Required work:
In the copy, include every entry exactly but none of the images.

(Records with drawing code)
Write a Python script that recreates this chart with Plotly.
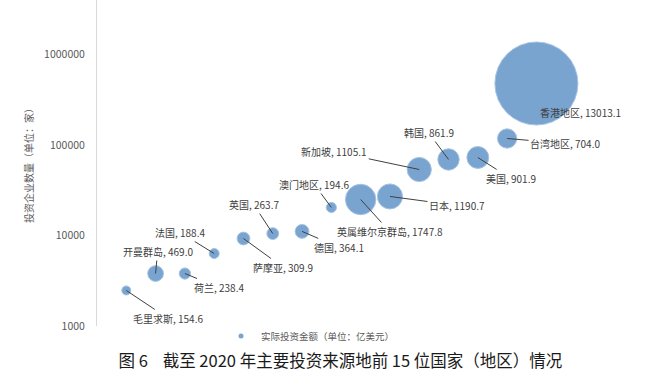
import plotly.graph_objects as go
import math

# ---- data ----
regions = ["毛里求斯", "开曼群岛", "荷兰", "法国", "萨摩亚", "英国", "德国", "澳门地区",
           "英属维尔京群岛", "日本", "新加坡", "韩国", "美国", "台湾地区", "香港地区"]
invest_amount = [154.6, 469.0, 238.4, 188.4, 309.9, 263.7, 364.1, 194.6,
                 1747.8, 1190.7, 1105.1, 861.9, 901.9, 704.0, 13013.1]  # 亿美元
firm_count = [2470, 3800, 3800, 6320, 9260, 10500, 11100, 20400,
              25000, 27000, 53600, 69200, 72800, 118000, 478000]  # 家
tick_vals = [1000, 10000, 100000, 1000000]
tick_text = ["1000", "10000", "100000", "1000000"]

# ---- label placement (pixel offsets of label centre from bubble, +dy = down) ----
label_dx = [42, 2, 34, -34, 40, -19, 37, -17, 29, 67, -85, -20, 33, 58, 44]
label_dy = [28, -22, 14, -21, 29, -29, 16, -23, 32, 9, -18, -27, 21, 5, 29]
label_arrow = [True] * 14 + [False]

FONT = "Noto Sans CJK SC, Noto Sans, sans-serif"
xs = list(range(1, len(regions) + 1))
max_diam = 83
sizeref = 2.0 * max(invest_amount) / max_diam ** 2

fig = go.Figure()
fig.add_trace(go.Scatter(
    x=xs, y=firm_count, mode="markers",
    marker=dict(size=invest_amount, sizemode="area", sizeref=sizeref,
                color="rgb(122,164,208)", line=dict(color="rgb(165,195,226)", width=1),
                opacity=1),
    text=regions, showlegend=False, hoverinfo="text",
))
# legend entry
fig.add_trace(go.Scatter(
    x=[None], y=[None], mode="markers",
    marker=dict(size=5, color="rgb(122,164,208)"),
    name="实际投资金额（单位：亿美元）", showlegend=True,
))

for i, name in enumerate(regions):
    txt = f"{name}, {invest_amount[i]:.1f}"
    if label_arrow[i]:
        fig.add_annotation(x=xs[i], y=math.log10(firm_count[i]), text=txt,
                           showarrow=True, arrowhead=0, arrowwidth=1, arrowcolor="#404040",
                           ax=label_dx[i], ay=label_dy[i], standoff=0,
                           font=dict(family=FONT, size=10, color="#404040"))
    else:
        fig.add_annotation(x=xs[i], y=math.log10(firm_count[i]), text=txt,
                           showarrow=False, xshift=label_dx[i], yshift=-label_dy[i],
                           font=dict(family=FONT, size=10, color="#404040"))

fig.update_layout(
    width=646, height=392,
    margin=dict(l=97, r=51, t=0, b=66),
    paper_bgcolor="white", plot_bgcolor="white",
    font=dict(family=FONT, color="#595959"),
    xaxis=dict(visible=False, range=[0, 17]),
    yaxis=dict(type="log", range=[3, 3 + 326 / 90.5],
               tickvals=tick_vals, ticktext=tick_text,
               tickfont=dict(size=10.5, color="#595959"),
               showgrid=False, zeroline=False, showline=True,
               linecolor="#d9d9d9", linewidth=1, ticks="",
               ticklabelstandoff=9,
               title=dict(text="投资企业数量（单位：家）", standoff=8,
                          font=dict(size=10, color="#595959"))),
    legend=dict(orientation="h", x=0.249, xanchor="left", y=-0.031, yanchor="middle",
                font=dict(size=9.5, color="#595959"), bgcolor="rgba(0,0,0,0)"),
    title=dict(text="图 6 &nbsp;&nbsp; 截至 2020 年主要投资来源地前 15 位国家（地区）情况",
               x=0.527, xanchor="center", y=1 - 361 / 392, yanchor="middle",
               font=dict(family=FONT, size=16.5, color="#1a1a1a")),
    showlegend=True,
)

fig.write_html("out.html", config={"displayModeBar": False},
               post_script="document.body.style.margin='0';")
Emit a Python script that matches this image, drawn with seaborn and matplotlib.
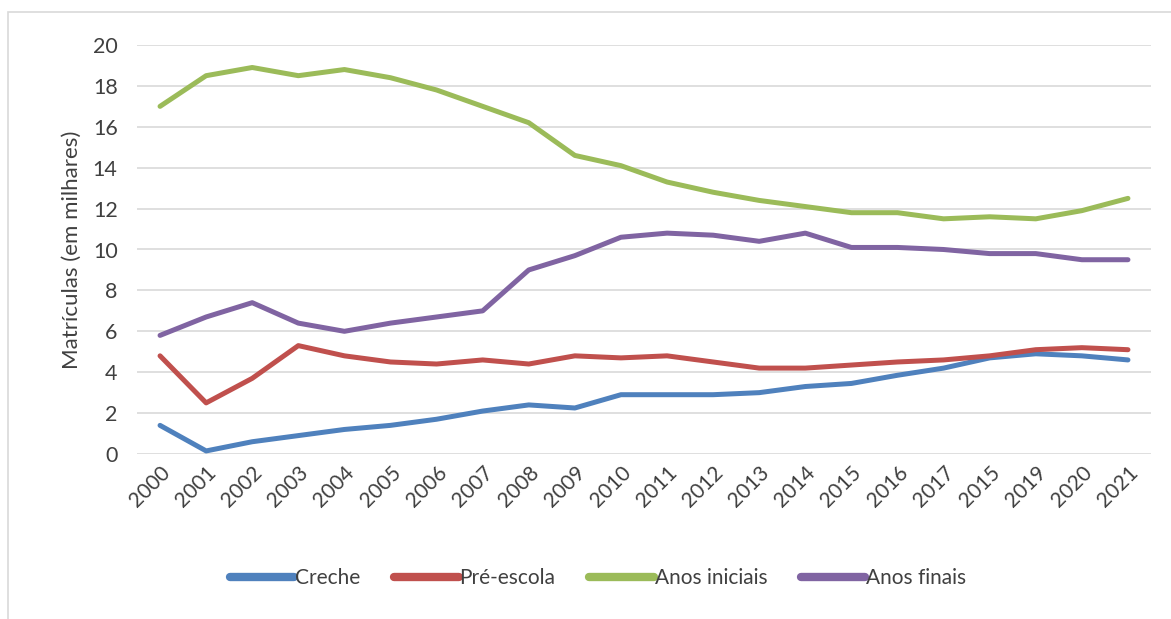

Result below:
Write a Python script that recreates this chart with Plotly.
import plotly.graph_objects as go
import math

# ---- data ----
regions = ["毛里求斯", "开曼群岛", "荷兰", "法国", "萨摩亚", "英国", "德国", "澳门地区",
           "英属维尔京群岛", "日本", "新加坡", "韩国", "美国", "台湾地区", "香港地区"]
invest_amount = [154.6, 469.0, 238.4, 188.4, 309.9, 263.7, 364.1, 194.6,
                 1747.8, 1190.7, 1105.1, 861.9, 901.9, 704.0, 13013.1]  # 亿美元
firm_count = [2470, 3800, 3800, 6320, 9260, 10500, 11100, 20400,
              25000, 27000, 53600, 69200, 72800, 118000, 478000]  # 家
tick_vals = [1000, 10000, 100000, 1000000]
tick_text = ["1000", "10000", "100000", "1000000"]

# ---- label placement (pixel offsets of label centre from bubble, +dy = down) ----
label_dx = [42, 2, 34, -34, 40, -19, 37, -17, 29, 67, -85, -20, 33, 58, 44]
label_dy = [28, -22, 14, -21, 29, -29, 16, -23, 32, 9, -18, -27, 21, 5, 29]
label_arrow = [True] * 14 + [False]

FONT = "Noto Sans CJK SC, Noto Sans, sans-serif"
xs = list(range(1, len(regions) + 1))
max_diam = 83
sizeref = 2.0 * max(invest_amount) / max_diam ** 2

fig = go.Figure()
fig.add_trace(go.Scatter(
    x=xs, y=firm_count, mode="markers",
    marker=dict(size=invest_amount, sizemode="area", sizeref=sizeref,
                color="rgb(122,164,208)", line=dict(color="rgb(165,195,226)", width=1),
                opacity=1),
    text=regions, showlegend=False, hoverinfo="text",
))
# legend entry
fig.add_trace(go.Scatter(
    x=[None], y=[None], mode="markers",
    marker=dict(size=5, color="rgb(122,164,208)"),
    name="实际投资金额（单位：亿美元）", showlegend=True,
))

for i, name in enumerate(regions):
    txt = f"{name}, {invest_amount[i]:.1f}"
    if label_arrow[i]:
        fig.add_annotation(x=xs[i], y=math.log10(firm_count[i]), text=txt,
                           showarrow=True, arrowhead=0, arrowwidth=1, arrowcolor="#404040",
                           ax=label_dx[i], ay=label_dy[i], standoff=0,
                           font=dict(family=FONT, size=10, color="#404040"))
    else:
        fig.add_annotation(x=xs[i], y=math.log10(firm_count[i]), text=txt,
                           showarrow=False, xshift=label_dx[i], yshift=-label_dy[i],
                           font=dict(family=FONT, size=10, color="#404040"))

fig.update_layout(
    width=646, height=392,
    margin=dict(l=97, r=51, t=0, b=66),
    paper_bgcolor="white", plot_bgcolor="white",
    font=dict(family=FONT, color="#595959"),
    xaxis=dict(visible=False, range=[0, 17]),
    yaxis=dict(type="log", range=[3, 3 + 326 / 90.5],
               tickvals=tick_vals, ticktext=tick_text,
               tickfont=dict(size=10.5, color="#595959"),
               showgrid=False, zeroline=False, showline=True,
               linecolor="#d9d9d9", linewidth=1, ticks="",
               ticklabelstandoff=9,
               title=dict(text="投资企业数量（单位：家）", standoff=8,
                          font=dict(size=10, color="#595959"))),
    legend=dict(orientation="h", x=0.249, xanchor="left", y=-0.031, yanchor="middle",
                font=dict(size=9.5, color="#595959"), bgcolor="rgba(0,0,0,0)"),
    title=dict(text="图 6 &nbsp;&nbsp; 截至 2020 年主要投资来源地前 15 位国家（地区）情况",
               x=0.527, xanchor="center", y=1 - 361 / 392, yanchor="middle",
               font=dict(family=FONT, size=16.5, color="#1a1a1a")),
    showlegend=True,
)

fig.write_html("out.html", config={"displayModeBar": False},
               post_script="document.body.style.margin='0';")
Emit a Python script that matches this image, drawn with seaborn and matplotlib.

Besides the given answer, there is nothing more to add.